Google is one of the largest traffic drivers for news websites and, according to the Columbia Journalist Review, its influence is growing as Facebook’s traffic referrals decline.
“But for all the influence Google has in directing attention, we know painfully little about how its algorithm selects and curates news. Which sites does it direct traffic toward? And how does Google’s news curation impact the diversity of information found?” wrote researcher Nicholas Diakopoulos.
He and fellow researcher Daniel Trielli used the Computational Journalism Lab at Northwestern University to audit the search engine’s “Top Stories” to determine what websites received the most help from Google.
The team ran more than 200 search queries of various news topics in November 2017, such as “Colin Kaepernick,” “earthquake,” tax reform,” and “healthcare gov.” The researchers did everything they could to “minimize the potential for result personalization” and ran their queries each minute over a 24-hour period. The result: 6,302 unique links found in Top Stories. The researchers counted “an article impression each time one of those links appears.” (Emphasis original).
“The data shows that just 20 news sources account for more than half of article impressions. The top 20 percent of sources (136 of 678) accounted for 86 percent of article impressions. And the top three accounted for 23 percent: CNN, The New York Times, and The Washington Post. These statistics underscore the degree of concentration of attention to a relatively narrow slice of news sources,” Diakopoulos found.

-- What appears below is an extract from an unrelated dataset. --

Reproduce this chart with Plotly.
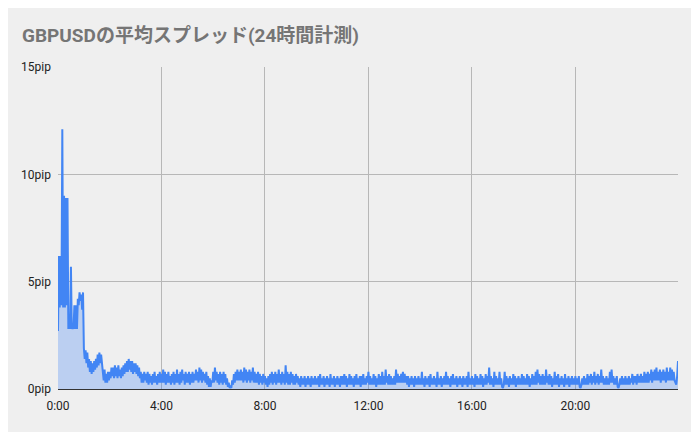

Behind the Post, which accounted for 5.6% of the impressions for the top 20 sources, was Fox News, with 3%. Fox was the only outlet on the list that could be considered right-leaning.
“Prior research has shown that search engines can affect users’ attitudes, shape opinions, alter perceptions and reinforce stereotypes, as well as affect how voters come to be informed during elections. As such, media diversity is an important aspect to the way that Google—or any news aggregator—curates sources and perspectives,” Diakopoulos wrote.

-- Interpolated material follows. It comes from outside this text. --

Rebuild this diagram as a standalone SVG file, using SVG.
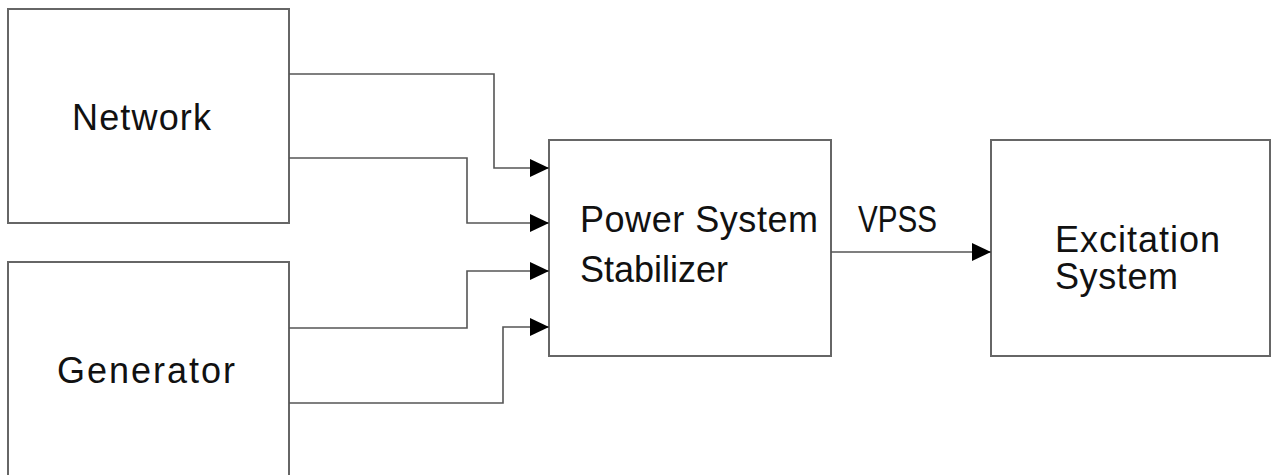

It’s difficult to consider the other outlets – especially CNN, the Times, and the Post – as anything other than left-leaning at this point, given their coverage of President Donald Trump’s administration these past two years and their hype of the Russia-collusion hoax.

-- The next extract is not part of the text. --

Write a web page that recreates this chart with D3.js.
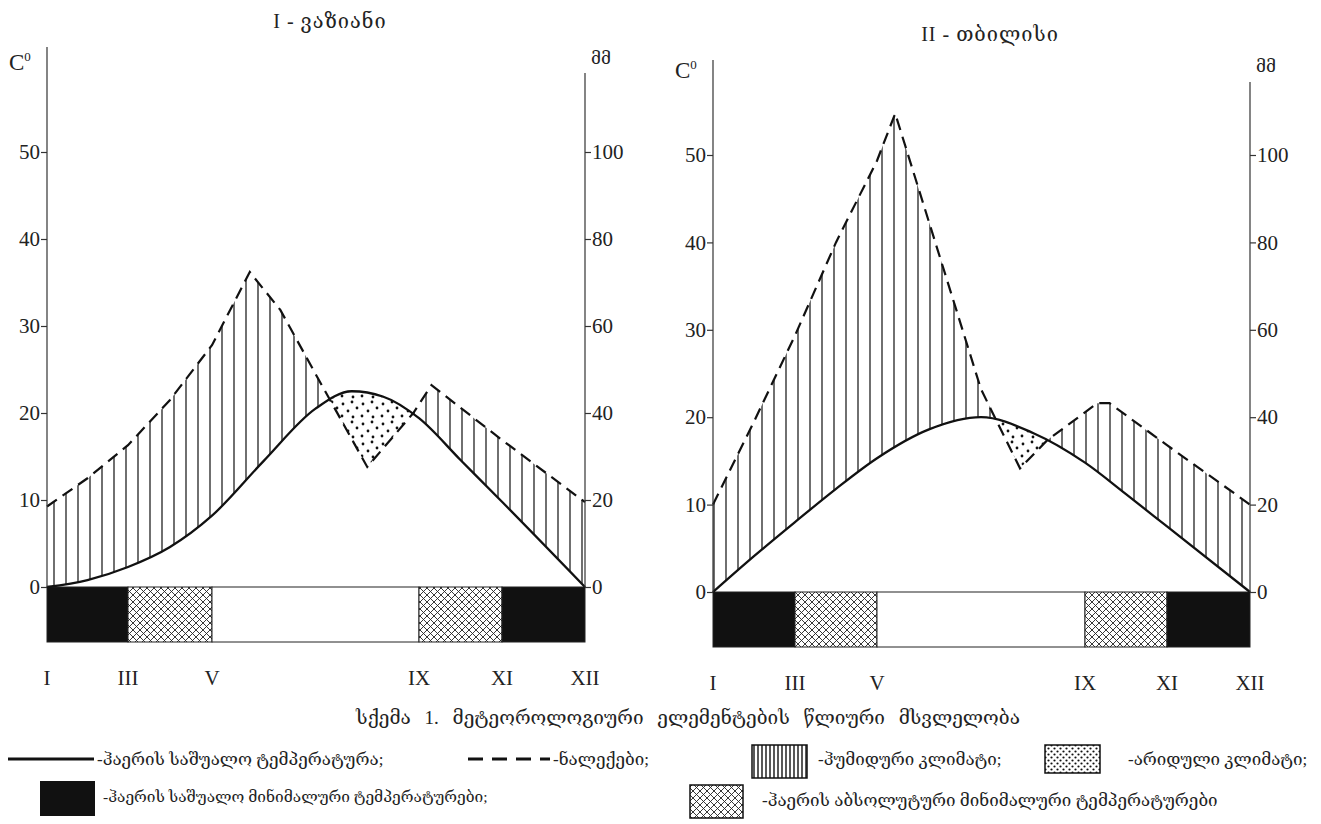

The researchers then studied the ideological leanings of those who share the content from the sources in the top 20 list. As Diakopoulos wrote, this doesn’t necessarily mean the outlet itself is slanted, but reflects “the self-reported political affiliation of Facebook users sharing content from those sources.”
“Our data shows that 62.4 percent of article impressions were from sources rated by that research as left-leaning, whereas 11.3 percent were from sources rated as right-leaning. 26.3 percent of impressions were from news sources that didn’t have ratings. But even if that last set of unknown impressions happened to be right-leaning, the trend would still be clear: A higher proportion of left-leaning sources appear in Top Stories. (Again this means news sources shared on Facebook more often by people with a left-leaning political affiliation,[)]” Diakopoulos wrote.
The researchers also tested the theory that perhaps left-leaning outlets produce more content. They found that was the case, but also that Google’s curation algorithm amplified that skew as well.
One side note to all of this, however, is that the curation may have more to do with the timeliness of the articles. The researchers found that 83.5% of articles in the Top Stories section on Google were less than 24 hours old and 13.1% were less than an hour old.